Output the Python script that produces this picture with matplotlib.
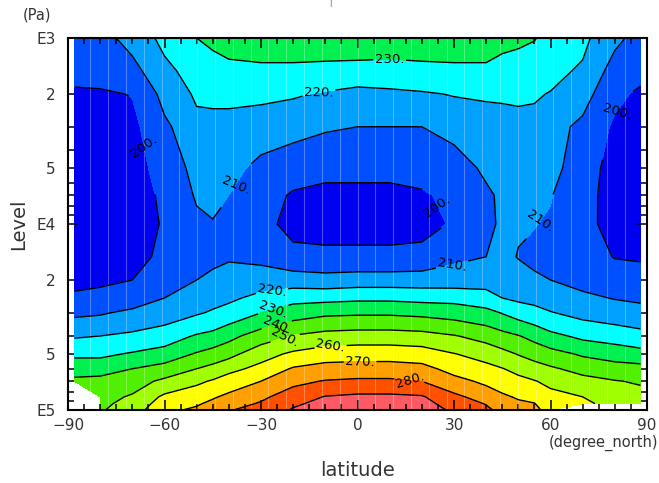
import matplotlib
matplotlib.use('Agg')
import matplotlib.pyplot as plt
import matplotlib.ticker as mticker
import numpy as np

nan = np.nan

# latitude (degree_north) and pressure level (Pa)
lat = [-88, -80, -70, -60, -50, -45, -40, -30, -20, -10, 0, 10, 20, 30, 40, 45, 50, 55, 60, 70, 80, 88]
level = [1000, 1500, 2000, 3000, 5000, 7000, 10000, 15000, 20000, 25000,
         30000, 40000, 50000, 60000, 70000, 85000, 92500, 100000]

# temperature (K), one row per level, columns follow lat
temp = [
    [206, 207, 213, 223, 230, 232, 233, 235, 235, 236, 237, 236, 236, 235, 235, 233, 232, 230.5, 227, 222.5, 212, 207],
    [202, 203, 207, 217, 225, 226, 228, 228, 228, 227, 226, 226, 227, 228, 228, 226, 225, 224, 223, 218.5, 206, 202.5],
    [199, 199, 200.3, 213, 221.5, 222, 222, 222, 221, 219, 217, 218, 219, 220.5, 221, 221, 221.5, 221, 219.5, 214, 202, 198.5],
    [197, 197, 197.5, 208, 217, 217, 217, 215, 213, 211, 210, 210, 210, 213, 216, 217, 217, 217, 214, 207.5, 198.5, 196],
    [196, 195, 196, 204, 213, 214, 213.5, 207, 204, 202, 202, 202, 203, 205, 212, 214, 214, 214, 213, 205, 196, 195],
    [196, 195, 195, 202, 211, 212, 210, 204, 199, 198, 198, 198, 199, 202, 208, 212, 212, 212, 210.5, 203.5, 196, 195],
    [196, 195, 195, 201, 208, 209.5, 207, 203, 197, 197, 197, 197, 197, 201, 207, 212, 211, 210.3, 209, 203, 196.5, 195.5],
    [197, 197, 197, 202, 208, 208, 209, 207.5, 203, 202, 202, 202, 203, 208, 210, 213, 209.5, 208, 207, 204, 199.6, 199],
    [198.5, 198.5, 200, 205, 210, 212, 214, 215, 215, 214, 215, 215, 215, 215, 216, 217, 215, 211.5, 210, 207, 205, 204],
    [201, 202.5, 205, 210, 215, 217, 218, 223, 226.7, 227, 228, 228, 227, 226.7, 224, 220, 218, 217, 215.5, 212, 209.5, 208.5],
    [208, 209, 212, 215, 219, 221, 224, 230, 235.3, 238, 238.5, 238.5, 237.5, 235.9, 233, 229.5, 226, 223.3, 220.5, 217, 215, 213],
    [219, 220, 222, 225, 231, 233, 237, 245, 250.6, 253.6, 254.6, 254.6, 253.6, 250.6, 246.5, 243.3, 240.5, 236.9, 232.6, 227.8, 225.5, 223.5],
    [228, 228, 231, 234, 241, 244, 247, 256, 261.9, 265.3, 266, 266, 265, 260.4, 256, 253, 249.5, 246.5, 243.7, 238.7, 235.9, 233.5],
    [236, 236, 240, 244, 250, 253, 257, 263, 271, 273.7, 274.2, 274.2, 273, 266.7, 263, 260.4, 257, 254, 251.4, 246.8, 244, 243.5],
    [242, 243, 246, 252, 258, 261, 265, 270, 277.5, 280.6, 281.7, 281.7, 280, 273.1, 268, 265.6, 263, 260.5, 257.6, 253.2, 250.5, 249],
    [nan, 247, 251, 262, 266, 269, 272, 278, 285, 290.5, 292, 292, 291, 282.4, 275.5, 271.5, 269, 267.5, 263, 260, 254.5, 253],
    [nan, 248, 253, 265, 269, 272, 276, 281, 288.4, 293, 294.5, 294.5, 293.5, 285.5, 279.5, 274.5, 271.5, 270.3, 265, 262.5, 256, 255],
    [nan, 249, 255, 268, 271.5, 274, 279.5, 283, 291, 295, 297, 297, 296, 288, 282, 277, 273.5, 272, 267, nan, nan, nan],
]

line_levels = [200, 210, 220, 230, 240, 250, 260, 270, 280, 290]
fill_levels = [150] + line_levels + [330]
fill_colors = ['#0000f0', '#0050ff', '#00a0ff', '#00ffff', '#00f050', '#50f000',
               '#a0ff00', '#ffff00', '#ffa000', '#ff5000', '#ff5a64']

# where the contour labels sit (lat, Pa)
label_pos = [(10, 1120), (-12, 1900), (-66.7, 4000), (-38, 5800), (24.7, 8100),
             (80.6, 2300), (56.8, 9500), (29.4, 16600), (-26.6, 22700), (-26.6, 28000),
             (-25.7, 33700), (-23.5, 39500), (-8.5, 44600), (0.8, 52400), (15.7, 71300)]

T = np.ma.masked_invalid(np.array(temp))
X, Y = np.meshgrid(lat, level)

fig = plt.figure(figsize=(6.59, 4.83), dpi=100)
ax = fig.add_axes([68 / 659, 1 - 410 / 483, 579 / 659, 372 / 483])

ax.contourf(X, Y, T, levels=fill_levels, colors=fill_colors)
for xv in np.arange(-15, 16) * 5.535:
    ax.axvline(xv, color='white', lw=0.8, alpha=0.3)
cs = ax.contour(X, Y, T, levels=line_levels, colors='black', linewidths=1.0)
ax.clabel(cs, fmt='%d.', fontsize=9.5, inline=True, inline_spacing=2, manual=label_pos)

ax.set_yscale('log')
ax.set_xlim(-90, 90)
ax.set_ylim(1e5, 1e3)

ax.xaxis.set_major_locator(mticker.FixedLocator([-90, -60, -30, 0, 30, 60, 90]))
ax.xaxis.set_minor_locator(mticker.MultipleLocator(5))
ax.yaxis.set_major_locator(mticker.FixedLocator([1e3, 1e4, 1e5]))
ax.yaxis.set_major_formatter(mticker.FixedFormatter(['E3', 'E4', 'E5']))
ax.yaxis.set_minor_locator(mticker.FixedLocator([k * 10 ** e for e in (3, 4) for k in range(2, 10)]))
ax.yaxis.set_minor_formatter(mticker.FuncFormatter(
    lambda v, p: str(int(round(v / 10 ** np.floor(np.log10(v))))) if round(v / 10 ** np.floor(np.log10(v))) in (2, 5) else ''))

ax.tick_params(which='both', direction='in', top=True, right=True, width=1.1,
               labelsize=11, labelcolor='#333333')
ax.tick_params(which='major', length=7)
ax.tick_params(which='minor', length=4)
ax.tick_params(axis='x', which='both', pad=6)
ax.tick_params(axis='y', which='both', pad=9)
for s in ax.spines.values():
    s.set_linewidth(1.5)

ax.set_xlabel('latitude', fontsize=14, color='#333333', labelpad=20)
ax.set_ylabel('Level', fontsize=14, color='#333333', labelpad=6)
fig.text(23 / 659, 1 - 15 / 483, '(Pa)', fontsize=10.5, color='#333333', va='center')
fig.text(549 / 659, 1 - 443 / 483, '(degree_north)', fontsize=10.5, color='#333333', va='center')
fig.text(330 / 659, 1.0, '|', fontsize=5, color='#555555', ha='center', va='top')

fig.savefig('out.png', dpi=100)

-- To be done --
Repeat the data exactly, without the pictures.

-- Task response --
Output the Python script that produces this picture with matplotlib.
import matplotlib
matplotlib.use('Agg')
import matplotlib.pyplot as plt
import matplotlib.ticker as mticker
import numpy as np

nan = np.nan

# latitude (degree_north) and pressure level (Pa)
lat = [-88, -80, -70, -60, -50, -45, -40, -30, -20, -10, 0, 10, 20, 30, 40, 45, 50, 55, 60, 70, 80, 88]
level = [1000, 1500, 2000, 3000, 5000, 7000, 10000, 15000, 20000, 25000,
         30000, 40000, 50000, 60000, 70000, 85000, 92500, 100000]

# temperature (K), one row per level, columns follow lat
temp = [
    [206, 207, 213, 223, 230, 232, 233, 235, 235, 236, 237, 236, 236, 235, 235, 233, 232, 230.5, 227, 222.5, 212, 207],
    [202, 203, 207, 217, 225, 226, 228, 228, 228, 227, 226, 226, 227, 228, 228, 226, 225, 224, 223, 218.5, 206, 202.5],
    [199, 199, 200.3, 213, 221.5, 222, 222, 222, 221, 219, 217, 218, 219, 220.5, 221, 221, 221.5, 221, 219.5, 214, 202, 198.5],
    [197, 197, 197.5, 208, 217, 217, 217, 215, 213, 211, 210, 210, 210, 213, 216, 217, 217, 217, 214, 207.5, 198.5, 196],
    [196, 195, 196, 204, 213, 214, 213.5, 207, 204, 202, 202, 202, 203, 205, 212, 214, 214, 214, 213, 205, 196, 195],
    [196, 195, 195, 202, 211, 212, 210, 204, 199, 198, 198, 198, 199, 202, 208, 212, 212, 212, 210.5, 203.5, 196, 195],
    [196, 195, 195, 201, 208, 209.5, 207, 203, 197, 197, 197, 197, 197, 201, 207, 212, 211, 210.3, 209, 203, 196.5, 195.5],
    [197, 197, 197, 202, 208, 208, 209, 207.5, 203, 202, 202, 202, 203, 208, 210, 213, 209.5, 208, 207, 204, 199.6, 199],
    [198.5, 198.5, 200, 205, 210, 212, 214, 215, 215, 214, 215, 215, 215, 215, 216, 217, 215, 211.5, 210, 207, 205, 204],
    [201, 202.5, 205, 210, 215, 217, 218, 223, 226.7, 227, 228, 228, 227, 226.7, 224, 220, 218, 217, 215.5, 212, 209.5, 208.5],
    [208, 209, 212, 215, 219, 221, 224, 230, 235.3, 238, 238.5, 238.5, 237.5, 235.9, 233, 229.5, 226, 223.3, 220.5, 217, 215, 213],
    [219, 220, 222, 225, 231, 233, 237, 245, 250.6, 253.6, 254.6, 254.6, 253.6, 250.6, 246.5, 243.3, 240.5, 236.9, 232.6, 227.8, 225.5, 223.5],
    [228, 228, 231, 234, 241, 244, 247, 256, 261.9, 265.3, 266, 266, 265, 260.4, 256, 253, 249.5, 246.5, 243.7, 238.7, 235.9, 233.5],
    [236, 236, 240, 244, 250, 253, 257, 263, 271, 273.7, 274.2, 274.2, 273, 266.7, 263, 260.4, 257, 254, 251.4, 246.8, 244, 243.5],
    [242, 243, 246, 252, 258, 261, 265, 270, 277.5, 280.6, 281.7, 281.7, 280, 273.1, 268, 265.6, 263, 260.5, 257.6, 253.2, 250.5, 249],
    [nan, 247, 251, 262, 266, 269, 272, 278, 285, 290.5, 292, 292, 291, 282.4, 275.5, 271.5, 269, 267.5, 263, 260, 254.5, 253],
    [nan, 248, 253, 265, 269, 272, 276, 281, 288.4, 293, 294.5, 294.5, 293.5, 285.5, 279.5, 274.5, 271.5, 270.3, 265, 262.5, 256, 255],
    [nan, 249, 255, 268, 271.5, 274, 279.5, 283, 291, 295, 297, 297, 296, 288, 282, 277, 273.5, 272, 267, nan, nan, nan],
]

line_levels = [200, 210, 220, 230, 240, 250, 260, 270, 280, 290]
fill_levels = [150] + line_levels + [330]
fill_colors = ['#0000f0', '#0050ff', '#00a0ff', '#00ffff', '#00f050', '#50f000',
               '#a0ff00', '#ffff00', '#ffa000', '#ff5000', '#ff5a64']

# where the contour labels sit (lat, Pa)
label_pos = [(10, 1120), (-12, 1900), (-66.7, 4000), (-38, 5800), (24.7, 8100),
             (80.6, 2300), (56.8, 9500), (29.4, 16600), (-26.6, 22700), (-26.6, 28000),
             (-25.7, 33700), (-23.5, 39500), (-8.5, 44600), (0.8, 52400), (15.7, 71300)]

T = np.ma.masked_invalid(np.array(temp))
X, Y = np.meshgrid(lat, level)

fig = plt.figure(figsize=(6.59, 4.83), dpi=100)
ax = fig.add_axes([68 / 659, 1 - 410 / 483, 579 / 659, 372 / 483])

ax.contourf(X, Y, T, levels=fill_levels, colors=fill_colors)
for xv in np.arange(-15, 16) * 5.535:
    ax.axvline(xv, color='white', lw=0.8, alpha=0.3)
cs = ax.contour(X, Y, T, levels=line_levels, colors='black', linewidths=1.0)
ax.clabel(cs, fmt='%d.', fontsize=9.5, inline=True, inline_spacing=2, manual=label_pos)

ax.set_yscale('log')
ax.set_xlim(-90, 90)
ax.set_ylim(1e5, 1e3)

ax.xaxis.set_major_locator(mticker.FixedLocator([-90, -60, -30, 0, 30, 60, 90]))
ax.xaxis.set_minor_locator(mticker.MultipleLocator(5))
ax.yaxis.set_major_locator(mticker.FixedLocator([1e3, 1e4, 1e5]))
ax.yaxis.set_major_formatter(mticker.FixedFormatter(['E3', 'E4', 'E5']))
ax.yaxis.set_minor_locator(mticker.FixedLocator([k * 10 ** e for e in (3, 4) for k in range(2, 10)]))
ax.yaxis.set_minor_formatter(mticker.FuncFormatter(
    lambda v, p: str(int(round(v / 10 ** np.floor(np.log10(v))))) if round(v / 10 ** np.floor(np.log10(v))) in (2, 5) else ''))

ax.tick_params(which='both', direction='in', top=True, right=True, width=1.1,
               labelsize=11, labelcolor='#333333')
ax.tick_params(which='major', length=7)
ax.tick_params(which='minor', length=4)
ax.tick_params(axis='x', which='both', pad=6)
ax.tick_params(axis='y', which='both', pad=9)
for s in ax.spines.values():
    s.set_linewidth(1.5)

ax.set_xlabel('latitude', fontsize=14, color='#333333', labelpad=20)
ax.set_ylabel('Level', fontsize=14, color='#333333', labelpad=6)
fig.text(23 / 659, 1 - 15 / 483, '(Pa)', fontsize=10.5, color='#333333', va='center')
fig.text(549 / 659, 1 - 443 / 483, '(degree_north)', fontsize=10.5, color='#333333', va='center')
fig.text(330 / 659, 1.0, '|', fontsize=5, color='#555555', ha='center', va='top')

fig.savefig('out.png', dpi=100)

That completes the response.